(Plotting code records)
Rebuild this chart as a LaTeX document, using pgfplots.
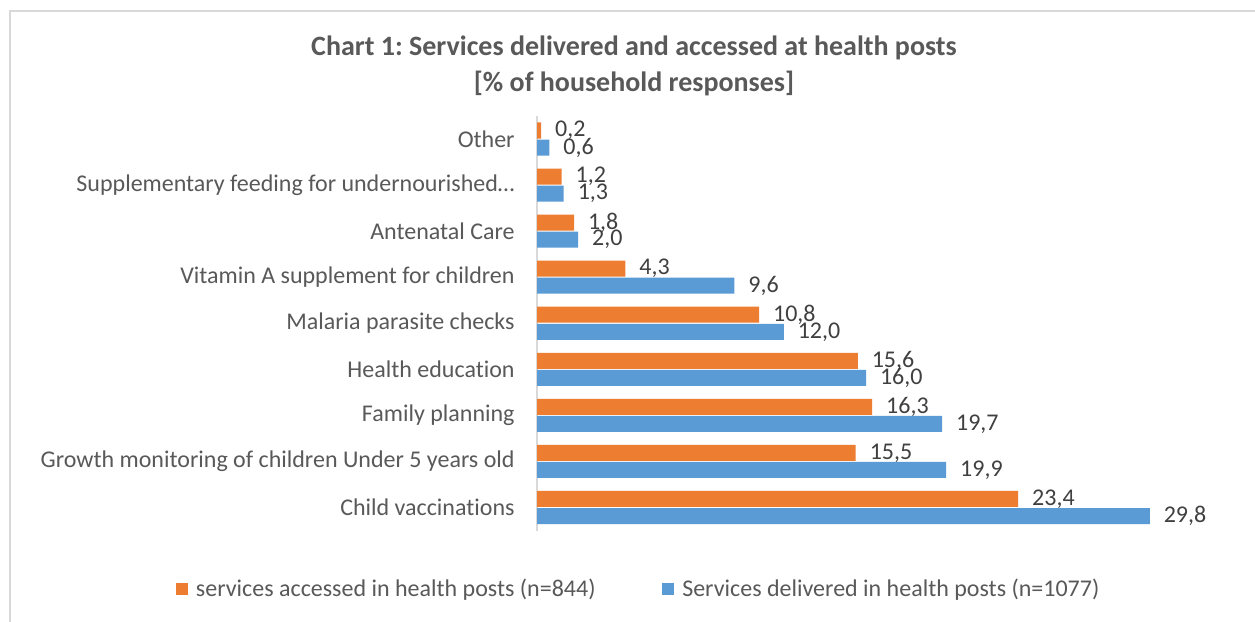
\documentclass[border=0pt]{standalone}
\usepackage{pgfplots}
\pgfplotsset{compat=1.18}
\usepackage{fontspec}
\setmainfont{Carlito}[Ligatures=NoCommon]
\frenchspacing
\definecolor{cOrange}{HTML}{ED7D31}
\definecolor{cBlue}{HTML}{5B9BD5}
\definecolor{cText}{HTML}{595959}
\definecolor{cLabel}{HTML}{404040}
\definecolor{cAxis}{HTML}{D9D9D9}
\definecolor{cBorder}{HTML}{D9D9D9}
\begin{document}
\begin{tikzpicture}
\begin{scope}[x=0.75pt,y=-0.75pt]
\useasboundingbox (0,0) rectangle (1255,621);
\fill[white] (0,0) rectangle (1255,621);
\draw[cBorder,line width=1.5pt] (10,640) -- (10,10.5) -- (1270,10.5);
\node[font=\fontsize{21}{27}\selectfont\bfseries,text=cText,align=center] at (634,66) {Chart 1: Services delivered and accessed at health posts\\{}[\% of household responses]};
\end{scope}
\begin{axis}[
  at={(402.75pt,-397.9pt)}, anchor=south west,
  scale only axis,
  width=493.5pt, height=310.9pt,
  xmin=0, xmax=32,
  ymin=-0.5, ymax=8.5,
  xbar,
  bar width=12pt,
  axis x line=none,
  axis y line*=left,
  y axis line style={cAxis,line width=1.5pt,-},
  ytick={0,...,8},
  yticklabels={Child vaccinations,Growth monitoring of children Under 5 years old,Family planning,Health education,Malaria parasite checks,Vitamin A supplement for children,Antenatal Care,Supplementary feeding for undernourished…,Other},
  ytick style={draw=none},
  yticklabel style={font=\fontsize{18}{21}\selectfont,text=cText,xshift=-9pt},
  nodes near coords,
  point meta=x,
  nodes near coords style={font=\fontsize{18}{21}\selectfont,text=cLabel,anchor=west,xshift=7pt,
    /pgf/number format/.cd,fixed,fixed zerofill,precision=1,use comma,assume math mode=true},
  legend style={at={(0.155,-0.14)},anchor=center,draw=none,legend columns=2,
    font=\fontsize{18}{21}\selectfont,text=cText,
    /tikz/every even column/.append style={column sep=48pt}},
  legend image code/.code={\fill[#1] (0pt,-4.5pt) rectangle (9pt,4.5pt);\path (13pt,0pt);},
]
\addplot[draw=none,fill=cOrange,bar shift=6.4pt] coordinates {
(23.4,0) (15.5,1) (16.3,2) (15.6,3) (10.8,4) (4.3,5) (1.8,6) (1.2,7) (0.2,8)};
\addlegendentry{services accessed in health posts (n=844)}
\addplot[draw=none,fill=cBlue,bar shift=-6.4pt] coordinates {
(29.8,0) (19.9,1) (19.7,2) (16.0,3) (12.0,4) (9.6,5) (2.0,6) (1.3,7) (0.6,8)};
\addlegendentry{Services delivered in health posts (n=1077)}
\end{axis}
\end{tikzpicture}
\end{document}
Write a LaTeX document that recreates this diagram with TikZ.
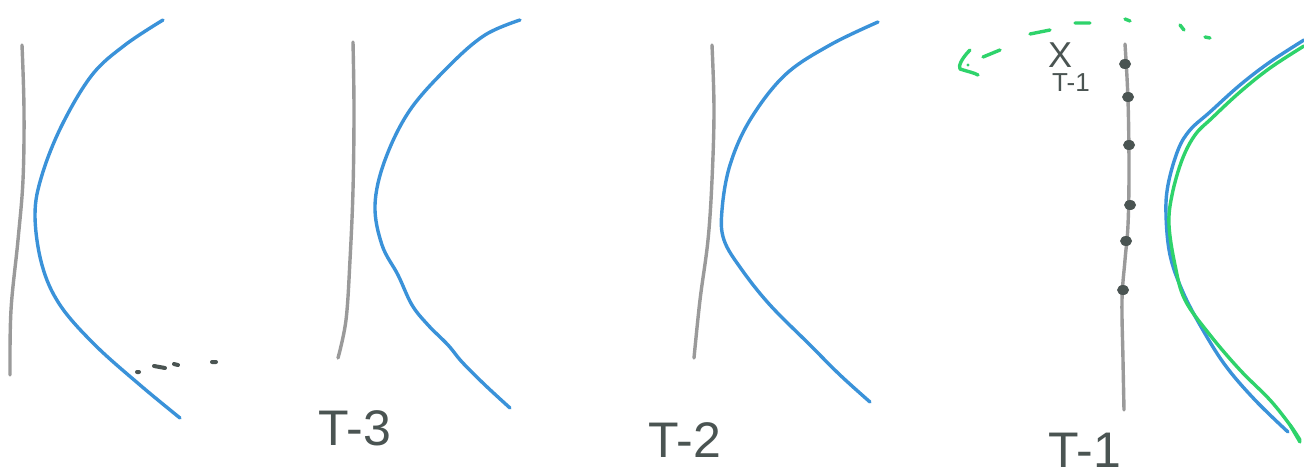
\documentclass[tikz,border=0pt]{standalone}
\usepackage{fontspec}
\setmainfont{Liberation Sans}
\begin{document}
\begin{tikzpicture}[x=1pt,y=-1pt,
  wall/.style={draw=wallgray,line width=3.4pt,line cap=round,line join=round},
  wave/.style={draw=waveblue,line width=3.4pt,line cap=round,line join=round},
  gwave/.style={draw=wavegreen,line width=3.4pt,line cap=round,line join=round},
  lbl/.style={text=ink,inner sep=0pt,font=\fontsize{50}{50}\selectfont},
  dotmark/.style={ellipse,fill=ink,inner sep=0pt,minimum width=12pt,minimum height=10pt}]
\usetikzlibrary{shapes.geometric}
\definecolor{wallgray}{HTML}{9A9A9A}
\definecolor{waveblue}{HTML}{3A92D9}
\definecolor{wavegreen}{HTML}{2ED36B}
\definecolor{ink}{HTML}{4A5452}
\useasboundingbox[fill=white] (0,0) rectangle (1304,476);
% panel 1
\draw[wall] plot[smooth,tension=0.6] coordinates {(22,45) (24,110) (23,180) (18,240) (11,310) (10,375)};
\draw[wave] plot[smooth,tension=0.6] coordinates {(163,20) (125,45) (92,75) (62,125) (42,175) (35,215) (42,265) (60,305) (95,345) (140,385) (180,418)};
\draw[ink,line width=4pt,line cap=round] (137,372) -- (139,372) (154,366) -- (165,368) (174,364) -- (178,365) (212,362) -- (216,362);
% panel 2
\draw[wall] plot[smooth,tension=0.6] coordinates {(353,42) (354,110) (353,190) (350,260) (346,320) (338,358)};
\draw[wave] plot[smooth,tension=0.6] coordinates {(520,20) (485,35) (450,65) (410,110) (385,160) (375,205) (382,245) (398,275) (412,305) (428,325) (448,345) (462,362) (485,385) (510,408)};
\node[lbl] (t3) at (355,428) {T-3};
% panel 3
\draw[wall] plot[smooth,tension=0.6] coordinates {(712,45) (714,110) (712,180) (708,240) (700,300) (694,358)};
\draw[wave] plot[smooth,tension=0.6] coordinates {(878,22) (830,45) (785,75) (750,120) (730,165) (722,210) (724,240) (742,270) (770,305) (810,345) (840,375) (870,402)};
\node[lbl] (t2) at (685,440) {T-2};
% panel 4
\draw[wall] plot[smooth,tension=0.6] coordinates {(1125,44) (1128,100) (1129,170) (1128,225) (1125,260) (1122,300) (1123,360) (1124,410)};
\node[dotmark] (d1) at (1125,64) {};
\node[dotmark] (d2) at (1128,97) {};
\node[dotmark] (d3) at (1129,145) {};
\node[dotmark] (d4) at (1130,205) {};
\node[dotmark] (d5) at (1126,241) {};
\node[dotmark] (d6) at (1123,290) {};
\node[text=ink,inner sep=0pt,font=\fontsize{36}{36}\selectfont] (x) at (1060,55) {X};
\node[text=ink,inner sep=0pt,font=\fontsize{26}{26}\selectfont] (tx) at (1071,83) {T-1};
\draw[wave] plot[smooth,tension=0.6] coordinates {(1304,40) (1270,62) (1240,85) (1210,112) (1190,130) (1178,150) (1168,185) (1166,215) (1170,255) (1182,290) (1200,325) (1225,365) (1255,400) (1288,432)};
\draw[gwave] plot[smooth,tension=0.6] coordinates {(1304,46) (1270,68) (1240,92) (1212,118) (1195,135) (1182,160) (1172,195) (1169,225) (1175,265) (1185,300) (1210,335) (1240,370) (1270,400) (1290,425) (1300,440)};
\draw[gwave] (1290,425) -- (1300,442);
\node[lbl] (t1) at (1085,450) {T-1};
% green dashed arrow
\draw[wavegreen,line width=3.4pt,line cap=round] (1210,38) -- (1205,37) (1180,25) -- (1184,30) (1125,19) -- (1130,21) (1075,23) -- (1090,23) (1030,34) -- (1050,30) (983,57) -- (1000,50);
\draw[wavegreen,line width=3.4pt,line cap=round,line join=round] (970,50) .. controls (962,58) and (958,66) .. (960,69) .. controls (966,71) and (975,73) .. (978,75);
\fill[wavegreen] (968,65) circle (1.7pt);
\end{tikzpicture}
\end{document}
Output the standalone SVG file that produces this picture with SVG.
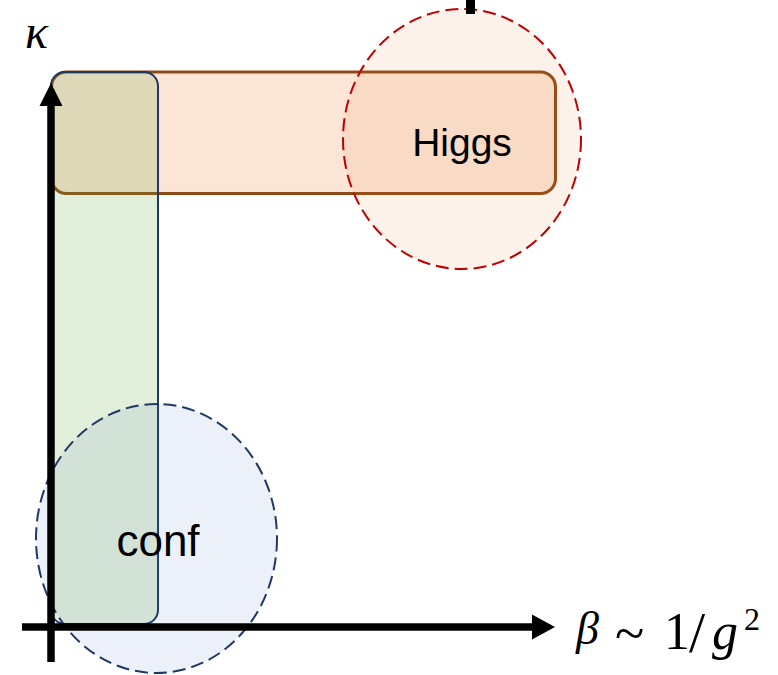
<svg xmlns="http://www.w3.org/2000/svg" width="778" height="675" viewBox="0 0 778 675">
<defs>
<style>
.lbl{font-family:"Liberation Sans",Arial,sans-serif;fill:#000;text-anchor:middle}
.math{font-family:"Liberation Serif","Times New Roman",serif;fill:#000}
.it{font-style:italic}
</style>
</defs>
<rect width="778" height="675" fill="#ffffff"/>
<g id="higgs-band">
<rect x="51.5" y="72" width="504" height="121.5" rx="15" ry="15" fill="#ED7D31" fill-opacity="0.2" stroke="#8F4A15" stroke-width="3"/>
</g>
<g id="conf-band">
<rect x="51" y="72" width="107" height="552" rx="14" ry="14" fill="#70AD47" fill-opacity="0.2" stroke="#1F3864" stroke-width="2"/>
</g>
<g id="higgs-region">
<ellipse cx="462" cy="139" rx="119" ry="130" fill="#ED7D31" fill-opacity="0.1" stroke="#C00000" stroke-width="2" stroke-dasharray="13 6"/>
<text class="lbl" x="462" y="156" font-size="39">Higgs</text>
</g>
<g id="conf-region">
<ellipse cx="156.5" cy="538.5" rx="120.5" ry="134.5" fill="#4472C4" fill-opacity="0.1" stroke="#1F3864" stroke-width="2" stroke-dasharray="13 6"/>
<text class="lbl" x="158" y="556" font-size="44">conf</text>
</g>
<g id="connectors">
<line x1="51" y1="662" x2="51" y2="104" stroke="#000" stroke-width="7.5"/>
<polygon points="51,83 39.5,106 62.5,106" fill="#000"/>
<line x1="22" y1="627" x2="534" y2="627" stroke="#000" stroke-width="7.5"/>
<polygon points="555,627 532,614.5 532,639.5" fill="#000"/>
<rect x="466" y="0" width="9" height="14" fill="#000"/>
</g>
<g id="axis-labels">
<text class="math it" x="25" y="47.5" font-size="48">κ</text>
<text class="math it" x="576" y="644" font-size="46">β</text>
<text class="math" x="615" y="652" font-size="54">~</text>
<text class="math" x="664" y="649" font-size="52">1</text>
<text class="math" x="689" y="652" font-size="58">/</text>
<text class="math it" x="712" y="649" font-size="52">g</text>
<text class="math" x="744" y="630" font-size="32">2</text>
</g>
</svg>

▸ TASK TO COMPLETE: Look for the word "standalone" and return every line where it occurs.

▸ FULL ANSWER:
\documentclass[border=0pt]{standalone}
\documentclass[tikz,border=0pt]{standalone}
Output the standalone SVG file that produces this picture with SVG.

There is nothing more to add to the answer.